**WHAT THIS TASK INVOLVES**. All lines from the beginning of the listing through the line with "base_y = [0.0, 0.35, 0.69, 1.01, 1.31, 1.60, 1.76]" are to be copied word for word; the pictures are not.
─── DATASET EXTRACT
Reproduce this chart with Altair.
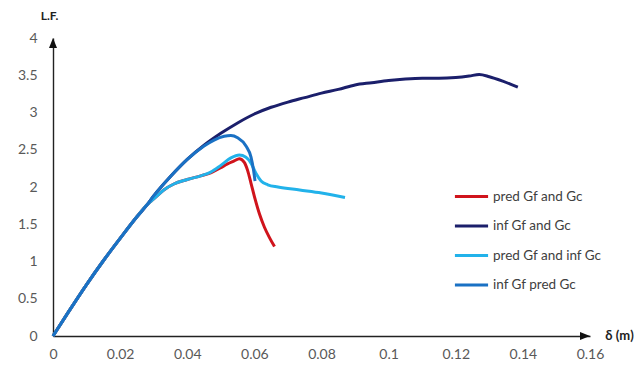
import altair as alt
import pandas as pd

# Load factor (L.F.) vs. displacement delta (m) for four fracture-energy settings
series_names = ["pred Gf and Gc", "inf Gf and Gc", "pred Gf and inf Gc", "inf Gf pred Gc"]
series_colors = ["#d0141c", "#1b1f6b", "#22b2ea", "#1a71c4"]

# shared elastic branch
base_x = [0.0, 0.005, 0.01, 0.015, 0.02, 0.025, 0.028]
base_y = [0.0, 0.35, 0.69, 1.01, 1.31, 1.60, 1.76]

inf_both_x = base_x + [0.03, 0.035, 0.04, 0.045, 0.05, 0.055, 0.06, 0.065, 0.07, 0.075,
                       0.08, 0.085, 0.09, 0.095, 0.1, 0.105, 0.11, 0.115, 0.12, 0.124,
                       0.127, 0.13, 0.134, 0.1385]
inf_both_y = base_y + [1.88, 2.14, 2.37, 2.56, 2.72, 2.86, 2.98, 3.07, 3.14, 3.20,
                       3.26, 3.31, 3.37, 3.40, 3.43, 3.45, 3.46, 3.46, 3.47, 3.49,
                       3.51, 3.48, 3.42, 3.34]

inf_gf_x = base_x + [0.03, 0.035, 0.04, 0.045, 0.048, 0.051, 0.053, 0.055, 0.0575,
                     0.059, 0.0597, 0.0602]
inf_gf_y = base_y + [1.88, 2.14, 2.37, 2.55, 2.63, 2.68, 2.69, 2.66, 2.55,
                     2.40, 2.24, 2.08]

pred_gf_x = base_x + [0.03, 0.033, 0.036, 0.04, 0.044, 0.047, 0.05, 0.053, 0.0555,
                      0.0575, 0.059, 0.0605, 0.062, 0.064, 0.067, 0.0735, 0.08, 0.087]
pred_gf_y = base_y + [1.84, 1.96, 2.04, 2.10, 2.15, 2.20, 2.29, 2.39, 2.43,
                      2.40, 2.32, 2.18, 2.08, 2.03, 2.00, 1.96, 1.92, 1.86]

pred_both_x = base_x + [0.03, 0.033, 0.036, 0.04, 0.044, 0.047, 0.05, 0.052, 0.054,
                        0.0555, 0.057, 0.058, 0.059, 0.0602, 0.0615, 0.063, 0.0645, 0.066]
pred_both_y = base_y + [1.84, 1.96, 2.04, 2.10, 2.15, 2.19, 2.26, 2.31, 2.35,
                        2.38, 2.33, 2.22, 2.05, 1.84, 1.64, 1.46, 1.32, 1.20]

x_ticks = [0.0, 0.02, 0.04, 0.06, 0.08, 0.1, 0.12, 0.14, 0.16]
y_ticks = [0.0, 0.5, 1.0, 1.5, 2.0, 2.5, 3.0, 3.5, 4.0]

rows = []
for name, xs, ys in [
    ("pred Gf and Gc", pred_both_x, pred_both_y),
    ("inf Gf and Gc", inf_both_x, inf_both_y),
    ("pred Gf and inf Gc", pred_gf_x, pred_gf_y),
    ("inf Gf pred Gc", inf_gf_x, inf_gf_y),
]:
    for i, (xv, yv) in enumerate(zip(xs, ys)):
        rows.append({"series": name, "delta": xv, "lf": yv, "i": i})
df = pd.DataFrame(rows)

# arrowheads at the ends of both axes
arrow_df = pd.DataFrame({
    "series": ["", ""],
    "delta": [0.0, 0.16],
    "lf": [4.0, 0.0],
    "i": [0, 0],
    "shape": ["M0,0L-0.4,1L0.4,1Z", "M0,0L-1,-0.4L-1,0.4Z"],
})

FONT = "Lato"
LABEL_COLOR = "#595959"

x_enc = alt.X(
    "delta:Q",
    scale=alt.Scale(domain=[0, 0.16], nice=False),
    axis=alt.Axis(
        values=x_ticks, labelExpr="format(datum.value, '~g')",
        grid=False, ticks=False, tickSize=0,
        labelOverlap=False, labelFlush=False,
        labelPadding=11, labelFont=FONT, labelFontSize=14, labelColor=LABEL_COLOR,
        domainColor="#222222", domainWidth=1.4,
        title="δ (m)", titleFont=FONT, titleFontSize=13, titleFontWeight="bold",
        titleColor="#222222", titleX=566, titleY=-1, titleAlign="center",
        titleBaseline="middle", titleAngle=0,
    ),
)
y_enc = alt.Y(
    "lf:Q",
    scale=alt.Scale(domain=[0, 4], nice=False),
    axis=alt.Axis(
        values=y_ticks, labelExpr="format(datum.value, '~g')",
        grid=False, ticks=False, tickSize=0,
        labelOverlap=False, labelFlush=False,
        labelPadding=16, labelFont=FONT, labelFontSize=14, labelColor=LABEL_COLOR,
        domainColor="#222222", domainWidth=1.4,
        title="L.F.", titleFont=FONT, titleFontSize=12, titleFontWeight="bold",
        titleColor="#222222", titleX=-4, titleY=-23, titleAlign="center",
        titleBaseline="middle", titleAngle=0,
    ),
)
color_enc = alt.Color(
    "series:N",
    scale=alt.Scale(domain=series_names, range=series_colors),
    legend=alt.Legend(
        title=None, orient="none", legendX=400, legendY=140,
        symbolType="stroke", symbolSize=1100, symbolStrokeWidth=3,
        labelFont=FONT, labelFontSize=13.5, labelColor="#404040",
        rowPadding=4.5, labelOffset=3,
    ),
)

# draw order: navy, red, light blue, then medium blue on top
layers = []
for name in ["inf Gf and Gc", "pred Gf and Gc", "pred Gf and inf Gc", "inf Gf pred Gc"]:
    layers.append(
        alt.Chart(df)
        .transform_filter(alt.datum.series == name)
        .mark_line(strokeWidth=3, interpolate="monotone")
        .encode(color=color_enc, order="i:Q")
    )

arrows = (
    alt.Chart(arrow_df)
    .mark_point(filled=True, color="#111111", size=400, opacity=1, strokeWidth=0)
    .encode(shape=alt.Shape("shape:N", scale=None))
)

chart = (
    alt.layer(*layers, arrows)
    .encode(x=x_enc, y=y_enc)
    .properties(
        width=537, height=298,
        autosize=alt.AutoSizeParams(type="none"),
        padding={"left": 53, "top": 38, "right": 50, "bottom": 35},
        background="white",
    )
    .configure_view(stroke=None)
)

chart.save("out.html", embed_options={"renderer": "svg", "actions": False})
──────
**PROBLEM SOLUTION**.
Reproduce this chart with Altair.
import altair as alt
import pandas as pd

# Load factor (L.F.) vs. displacement delta (m) for four fracture-energy settings
series_names = ["pred Gf and Gc", "inf Gf and Gc", "pred Gf and inf Gc", "inf Gf pred Gc"]
series_colors = ["#d0141c", "#1b1f6b", "#22b2ea", "#1a71c4"]

# shared elastic branch
base_x = [0.0, 0.005, 0.01, 0.015, 0.02, 0.025, 0.028]
base_y = [0.0, 0.35, 0.69, 1.01, 1.31, 1.60, 1.76]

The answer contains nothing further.